> **PROVIDED DATA**:
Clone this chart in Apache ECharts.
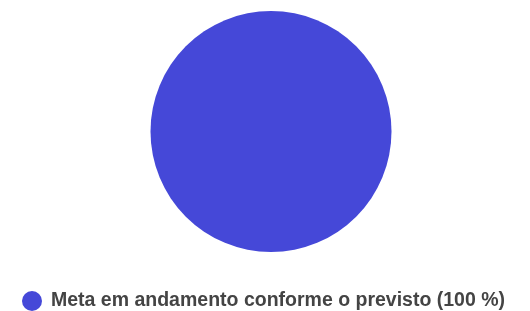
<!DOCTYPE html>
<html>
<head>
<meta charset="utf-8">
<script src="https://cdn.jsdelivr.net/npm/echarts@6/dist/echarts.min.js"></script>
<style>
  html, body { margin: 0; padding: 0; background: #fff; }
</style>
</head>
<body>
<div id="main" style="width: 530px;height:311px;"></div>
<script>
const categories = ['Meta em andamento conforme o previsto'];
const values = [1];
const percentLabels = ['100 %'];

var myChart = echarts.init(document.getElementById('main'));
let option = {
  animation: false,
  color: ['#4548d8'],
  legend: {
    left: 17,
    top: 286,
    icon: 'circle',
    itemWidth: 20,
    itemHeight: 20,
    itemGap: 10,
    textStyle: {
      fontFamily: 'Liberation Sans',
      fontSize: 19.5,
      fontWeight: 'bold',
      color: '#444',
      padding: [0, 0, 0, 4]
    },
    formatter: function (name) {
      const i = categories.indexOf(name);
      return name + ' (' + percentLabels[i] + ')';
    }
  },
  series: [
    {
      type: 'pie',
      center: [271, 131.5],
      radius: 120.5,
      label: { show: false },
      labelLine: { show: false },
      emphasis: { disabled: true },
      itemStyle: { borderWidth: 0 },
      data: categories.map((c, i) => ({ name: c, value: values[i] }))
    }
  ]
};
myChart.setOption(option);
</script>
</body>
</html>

> **AIM**: Return only the lines from the start of the data through the line that contains "const percentLabels = ['100 %'];", please, copying them exactly and omitting all pictures.

> **OUTPUT FOR THIS TASK**:
Clone this chart in Apache ECharts.
<!DOCTYPE html>
<html>
<head>
<meta charset="utf-8">
<script src="https://cdn.jsdelivr.net/npm/echarts@6/dist/echarts.min.js"></script>
<style>
  html, body { margin: 0; padding: 0; background: #fff; }
</style>
</head>
<body>
<div id="main" style="width: 530px;height:311px;"></div>
<script>
const categories = ['Meta em andamento conforme o previsto'];
const values = [1];
const percentLabels = ['100 %'];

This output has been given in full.